On October 12, 2017, California Governor Jerry Brown signed several bills regulating a wide range of employer actions, everything from the labeling of cleaning fluids to the employment application process. While compliance with all of these new laws is important, four are of particular importance as they directly impact the information employers can seek from potential applicants, the training that must be provided to current employees, and protected leaves.

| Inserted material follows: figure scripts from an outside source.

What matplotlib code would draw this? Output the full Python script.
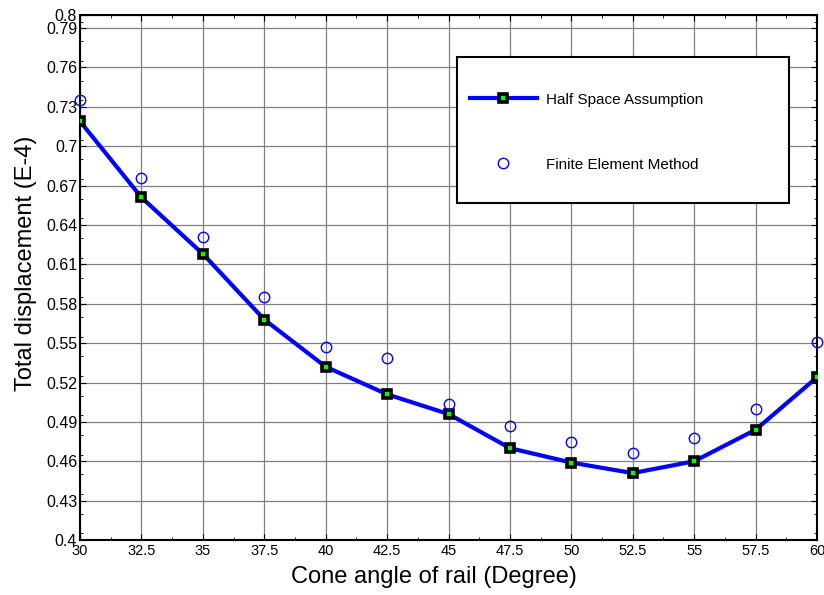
import numpy as np
import matplotlib.pyplot as plt
from matplotlib.patches import Rectangle
from matplotlib.ticker import MultipleLocator

plt.rcParams['font.family'] = ['Liberation Sans', 'DejaVu Sans']

cone_angle = [30, 32.5, 35, 37.5, 40, 42.5, 45, 47.5, 50, 52.5, 55, 57.5, 60]
half_space = [0.719, 0.661, 0.618, 0.568, 0.532, 0.511, 0.496, 0.470, 0.459, 0.451, 0.460, 0.484, 0.524]
fem = [0.735, 0.676, 0.631, 0.585, 0.547, 0.539, 0.504, 0.487, 0.475, 0.466, 0.478, 0.500, 0.551]
y_ticks = [0.4, 0.43, 0.46, 0.49, 0.52, 0.55, 0.58, 0.61, 0.64, 0.67, 0.7, 0.73, 0.76, 0.79, 0.8]

fig = plt.figure(figsize=(8.24, 5.95), dpi=100)
ax = fig.add_axes([0.0971, 0.0924, 0.8944, 0.8824])

ax.plot(cone_angle, half_space, '-s', color='blue', lw=3, ms=5.5,
        mfc='lime', mec='black', mew=2.6, label='Half Space Assumption', zorder=3)
ax.plot(cone_angle, fem, 'o', color='blue', ms=7.5, mfc='none', mew=1,
        label='Finite Element Method', zorder=3, clip_on=False)

ax.set_xlim(30, 60)
ax.set_ylim(0.4, 0.8)
ax.set_xticks(cone_angle)
ax.set_xticklabels(['%g' % v for v in cone_angle])
ax.set_yticks(y_ticks)
ax.set_yticklabels(['%g' % v for v in y_ticks])
ax.xaxis.set_minor_locator(MultipleLocator(1.25))
ax.yaxis.set_minor_locator(MultipleLocator(0.015))
ax.tick_params(which='both', direction='in', top=True, right=True)
ax.tick_params(axis='y', labelsize=11.5, pad=2)
ax.tick_params(axis='x', labelsize=10.5, pad=3)
ax.tick_params(which='major', length=4)
ax.tick_params(which='minor', length=2)
ax.grid(True, color='#808080', lw=0.9)
for s in ax.spines.values():
    s.set_linewidth(1.5)

ax.set_xlabel('Cone angle of rail (Degree)', fontsize=17)
ax.set_ylabel('Total displacement (E-4)', fontsize=17)
ax.xaxis.set_label_coords(0.4803, -0.049)
ax.yaxis.set_label_coords(-0.059, 0.5276)

# legend box drawn separately so the padding can match the original
ax.add_patch(Rectangle((0.5115, 0.642), 0.45, 0.278, transform=ax.transAxes,
                       facecolor='white', edgecolor='black', lw=1.5, zorder=4))
leg = ax.legend(loc='upper left', bbox_to_anchor=(0.529, 0.852), frameon=False,
                borderpad=0, borderaxespad=0, fontsize=11, labelspacing=3.33,
                handlelength=4.4, handletextpad=0.6)
leg.set_zorder(5)

plt.savefig('out.png', dpi=100)
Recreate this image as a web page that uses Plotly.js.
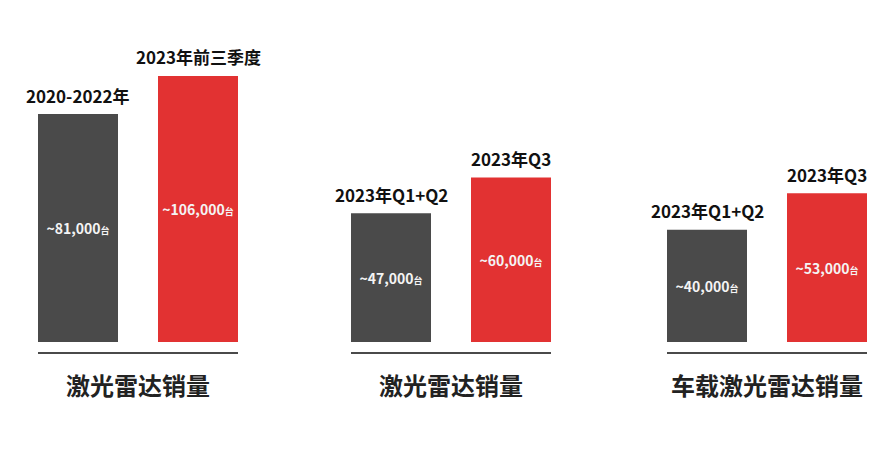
<!DOCTYPE html>
<html><head><meta charset="utf-8">
<script src="https://cdn.plot.ly/plotly-3.0.1.min.js"></script>
<style>body{margin:0;background:#fff}#c{width:896px;height:450px}</style>
</head><body><div id="c"></div>
<script>
// Data
const groupTitles = ['激光雷达销量', '激光雷达销量', '车载激光雷达销量'];
const g1Labels = ['2020-2022年', '2023年前三季度'];
const g1Values = [81000, 106000];
const g2Labels = ['2023年Q1+Q2', '2023年Q3'];
const g2Values = [47000, 60000];
const g3Labels = ['2023年Q1+Q2', '2023年Q3'];
const g3Values = [40000, 53000];
const unit = '台';

// Presentation
const colors = ['#4a4a4a', '#e23232'];
const font = '"Noto Sans CJK SC", "Noto Sans", sans-serif';
const groups = [
  {labels: g1Labels, values: g1Values, dom: [38/896, 238/896], ytype: 'log', range: [4.2085, 5.1357]},
  {labels: g2Labels, values: g2Values, dom: [351/896, 551/896], ytype: 'linear', range: [0, 110219]},
  {labels: g3Labels, values: g3Values, dom: [667/896, 867/896], ytype: 'linear', range: [0, 107627]}
];
const fmt = v => '~' + v.toLocaleString('en-US') + '<span style="font-size:9px">' + unit + '</span>';

const traces = [];
const annotations = [];
const layout = {
  width: 896, height: 450,
  margin: {l: 0, r: 0, t: 0, b: 0},
  paper_bgcolor: '#fff', plot_bgcolor: 'rgba(0,0,0,0)',
  showlegend: false, bargap: 1/3,
  font: {family: font},
  hovermode: false
};
groups.forEach((g, i) => {
  const n = i === 0 ? '' : String(i + 1);
  const xa = 'x' + n, ya = 'y' + n;
  traces.push({
    type: 'bar', x: g.labels, y: g.values,
    xaxis: xa, yaxis: ya,
    marker: {color: colors},
    text: g.values.map(fmt),
    textposition: 'inside', insidetextanchor: 'middle', textangle: 0,
    textfont: {family: font, size: 14, color: '#f4f4f4', weight: 'bold'},
    cliponaxis: false
  });
  layout['xaxis' + n] = {
    domain: g.dom, anchor: 'free', position: 97/450, type: 'category', range: [-1/3, 4/3],
    showline: true, linecolor: '#4a4a4a', linewidth: 2,
    showticklabels: false, ticks: '', showgrid: false, zeroline: false, fixedrange: true
  };
  layout['yaxis' + n] = {
    domain: [108/450, 410/450], anchor: xa, type: g.ytype, range: g.range,
    visible: false, showgrid: false, zeroline: false, fixedrange: true
  };
  g.labels.forEach((lab, j) => {
    annotations.push({
      xref: xa, yref: ya, x: lab, y: g.ytype === 'log' ? Math.log10(g.values[j]) : g.values[j],
      text: lab, showarrow: false, yanchor: 'middle', yshift: 19,
      font: {family: font, size: 17, color: '#111', weight: 'bold'}
    });
  });
  annotations.push({
    xref: xa + ' domain', yref: 'paper', x: 0.5, y: 1 - 384/450,
    xanchor: 'center', yanchor: 'middle',
    text: groupTitles[i], showarrow: false,
    font: {family: font, size: 24, color: '#222', weight: 'bold'}
  });
});
layout.annotations = annotations;
Plotly.newPlot('c', traces, layout, {displayModeBar: false, staticPlot: true});
</script>
</body></html>
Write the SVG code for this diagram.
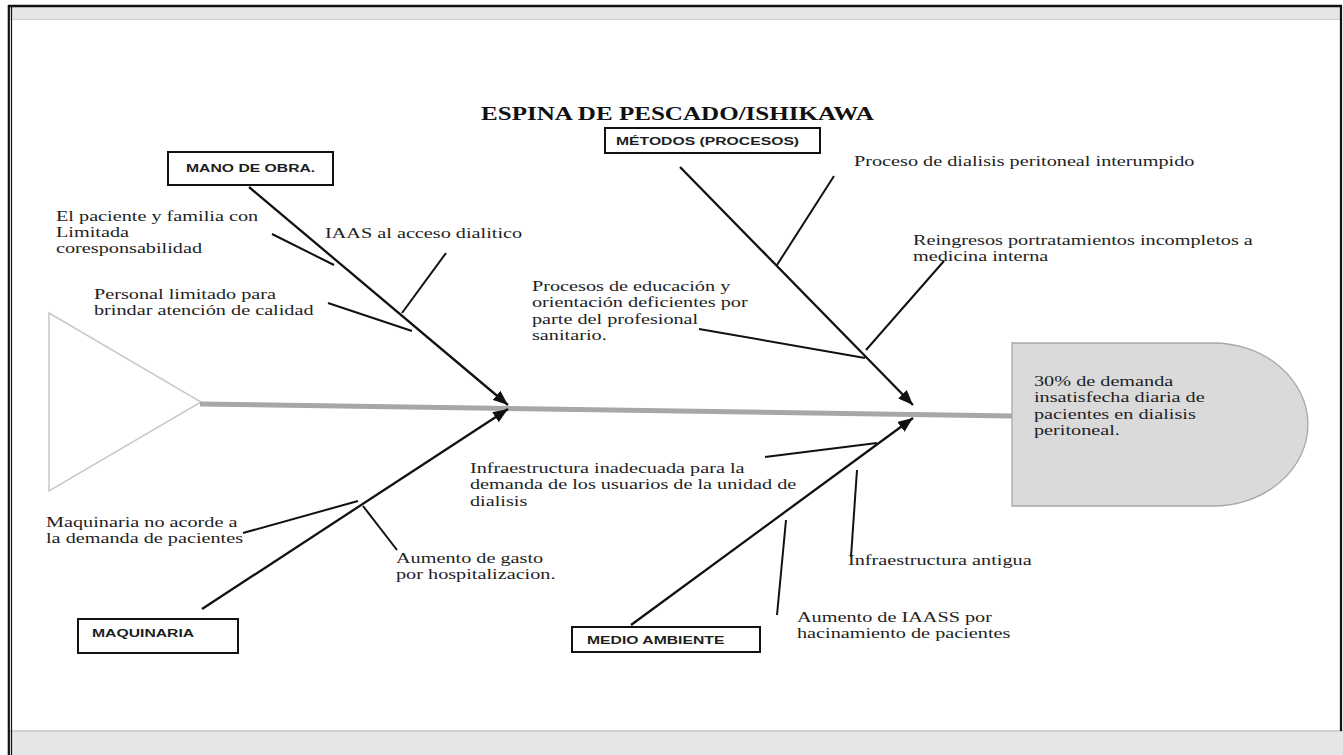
<svg xmlns="http://www.w3.org/2000/svg" width="1343" height="755" viewBox="0 0 1343 755">
  <style>
    .lbl { font-family: "Liberation Serif", "Times New Roman", serif; font-size: 15px; fill: #1e1e1e; }
    .cat { font-family: "Liberation Sans", Arial, sans-serif; font-size: 11px; font-weight: bold; fill: #1e1e1e; }
    .title { font-family: "Liberation Serif", "Times New Roman", serif; font-size: 19px; font-weight: bold; fill: #111; }
    .box { fill: #ffffff; stroke: #111; stroke-width: 2; }
    .bone { stroke: #111; stroke-width: 2.3; fill: none; }
    .sub { stroke: #111; stroke-width: 2; fill: none; }
  </style>
  <defs>
    <marker id="arr" markerUnits="userSpaceOnUse" markerWidth="16" markerHeight="12" refX="15" refY="6" orient="auto">
      <path d="M0,0 L15,6 L0,12 Z" fill="#111"/>
    </marker>
  </defs>

  <!-- frame -->
  <g id="frame">
    <rect x="0" y="0" width="1343" height="755" fill="#ffffff"/>
    <rect x="9" y="7" width="1332" height="13" fill="#e6e6e6"/>
    <line x1="9" y1="19.5" x2="1341" y2="19.5" stroke="#cfcfcf" stroke-width="1.2"/>
    <rect x="9" y="730" width="1334" height="25" fill="#e6e6e6"/>
    <line x1="9" y1="731" x2="1343" y2="731" stroke="#d0d0d0" stroke-width="2"/>
    <line x1="8" y1="6" x2="1342" y2="6" stroke="#111" stroke-width="2.5"/>
    <line x1="8.8" y1="5" x2="8.8" y2="755" stroke="#111" stroke-width="2.2"/>
    <line x1="11.5" y1="7" x2="11.5" y2="755" stroke="#111" stroke-width="1.2"/>
    <line x1="1341" y1="5" x2="1341" y2="731" stroke="#111" stroke-width="2.2"/>
  </g>

  <!-- title -->
  <text id="title" class="title" transform="matrix(1.32 0 0 1 481 120)" x="0" y="0">ESPINA DE PESCADO/ISHIKAWA</text>

  <!-- tail -->
  <g id="tail">
    <polygon points="49,313 201,402 49,491" fill="#ffffff" stroke="#c9c9c9" stroke-width="1.5"/>
  </g>

  <!-- head -->
  <g id="head">
    <path d="M1012,343 H1213 A95,81.5 0 0 1 1213,506 H1012 Z" fill="#dadada" stroke="#a8a8a8" stroke-width="1.3"/>
    <text class="lbl" transform="matrix(1.35 0 0 1 1034 386)">
      <tspan x="0" y="0">30% de demanda</tspan>
      <tspan x="0" y="16.5">insatisfecha diaria de</tspan>
      <tspan x="0" y="33">pacientes en dialisis</tspan>
      <tspan x="0" y="49.5">peritoneal.</tspan>
    </text>
  </g>

  <!-- connectors -->
  <g id="connectors">
    <line x1="200" y1="404" x2="1012" y2="416" stroke="#a7a7a7" stroke-width="5"/>
    <line class="bone" x1="249" y1="187" x2="508" y2="405" marker-end="url(#arr)"/>
    <line class="bone" x1="680" y1="167" x2="913" y2="405" marker-end="url(#arr)"/>
    <line class="bone" x1="202" y1="609" x2="508" y2="409" marker-end="url(#arr)"/>
    <line class="bone" x1="631" y1="625" x2="913" y2="418" marker-end="url(#arr)"/>
    <line class="sub" x1="446" y1="253" x2="402" y2="313"/>
    <line class="sub" x1="272" y1="234" x2="334" y2="265"/>
    <line class="sub" x1="328" y1="303" x2="412" y2="331"/>
    <line class="sub" x1="834" y1="176" x2="777" y2="265"/>
    <line class="sub" x1="944" y1="261" x2="866" y2="350"/>
    <line class="sub" x1="699" y1="329" x2="865" y2="358"/>
    <line class="sub" x1="243" y1="533" x2="358" y2="501"/>
    <line class="sub" x1="363" y1="506" x2="397" y2="550"/>
    <line class="sub" x1="765" y1="457" x2="877" y2="443"/>
    <line class="sub" x1="786" y1="520" x2="777" y2="615"/>
    <line class="sub" x1="857" y1="470" x2="851" y2="557"/>
  </g>

  <!-- category boxes -->
  <g id="mano-de-obra">
    <rect class="box" x="168" y="152" width="165" height="33"/>
    <text class="cat" transform="matrix(1.43 0 0 1 186 172)">MANO DE OBRA.</text>
  </g>
  <g id="metodos">
    <rect class="box" x="605" y="128" width="215" height="25"/>
    <text class="cat" transform="matrix(1.43 0 0 1 616 145)">MÉTODOS (PROCESOS)</text>
  </g>
  <g id="maquinaria">
    <rect class="box" x="78" y="619" width="160" height="34"/>
    <text class="cat" transform="matrix(1.43 0 0 1 92 637)">MAQUINARIA</text>
  </g>
  <g id="medio-ambiente">
    <rect class="box" x="572" y="627" width="188" height="25"/>
    <text class="cat" transform="matrix(1.43 0 0 1 587 644)">MEDIO AMBIENTE</text>
  </g>

  <!-- cause labels -->
  <g id="cause-paciente">
    <text class="lbl" transform="matrix(1.35 0 0 1 56 221)">
      <tspan x="0" y="0">El paciente y familia con</tspan>
      <tspan x="0" y="16">Limitada</tspan>
      <tspan x="0" y="32">coresponsabilidad</tspan>
    </text>
  </g>
  <g id="cause-iaas">
    <text class="lbl" transform="matrix(1.35 0 0 1 325 238)">IAAS al acceso dialitico</text>
  </g>
  <g id="cause-personal">
    <text class="lbl" transform="matrix(1.35 0 0 1 94 299)">
      <tspan x="0" y="0">Personal limitado para</tspan>
      <tspan x="0" y="16.5">brindar atención de calidad</tspan>
    </text>
  </g>
  <g id="cause-proceso">
    <text class="lbl" transform="matrix(1.35 0 0 1 854 166)">Proceso de dialisis peritoneal interumpido</text>
  </g>
  <g id="cause-reingresos">
    <text class="lbl" transform="matrix(1.35 0 0 1 913 245)">
      <tspan x="0" y="0">Reingresos portratamientos incompletos a</tspan>
      <tspan x="0" y="16">medicina interna</tspan>
    </text>
  </g>
  <g id="cause-educacion">
    <text class="lbl" transform="matrix(1.35 0 0 1 532 291)">
      <tspan x="0" y="0">Procesos de educación y</tspan>
      <tspan x="0" y="16.5">orientación deficientes por</tspan>
      <tspan x="0" y="33">parte del profesional</tspan>
      <tspan x="0" y="49.5">sanitario.</tspan>
    </text>
  </g>
  <g id="cause-infra-inadecuada">
    <text class="lbl" transform="matrix(1.35 0 0 1 470 473)">
      <tspan x="0" y="0">Infraestructura inadecuada para la</tspan>
      <tspan x="0" y="16.5">demanda de los usuarios de la unidad de</tspan>
      <tspan x="0" y="33">dialisis</tspan>
    </text>
  </g>
  <g id="cause-maquinaria">
    <text class="lbl" transform="matrix(1.35 0 0 1 46 527)">
      <tspan x="0" y="0">Maquinaria no acorde a</tspan>
      <tspan x="0" y="16.5">la demanda de pacientes</tspan>
    </text>
  </g>
  <g id="cause-gasto">
    <text class="lbl" transform="matrix(1.35 0 0 1 396 563)">
      <tspan x="0" y="0">Aumento de gasto</tspan>
      <tspan x="0" y="16.5">por hospitalizacion.</tspan>
    </text>
  </g>
  <g id="cause-infra-antigua">
    <text class="lbl" transform="matrix(1.35 0 0 1 848 565)">Infraestructura antigua</text>
  </g>
  <g id="cause-hacinamiento">
    <text class="lbl" transform="matrix(1.35 0 0 1 797 622)">
      <tspan x="0" y="0">Aumento de IAASS por</tspan>
      <tspan x="0" y="16">hacinamiento de pacientes</tspan>
    </text>
  </g>
</svg>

AB 168 and AB 1008 restrict the information employers can obtain from potential job applicants. AB 168 makes it unlawful for California employers to either obtain or rely upon an applicant’s salary history to determine whether to offer an applicant a job or what salary to offer an applicant. The law, however, does not prohibit a job applicant from voluntarily and without prompting disclosing to a prospective employer his or her salary history. If a job applicant voluntarily discloses information in this way, then the employer is permitted to rely upon that history in determining the salary for that applicant.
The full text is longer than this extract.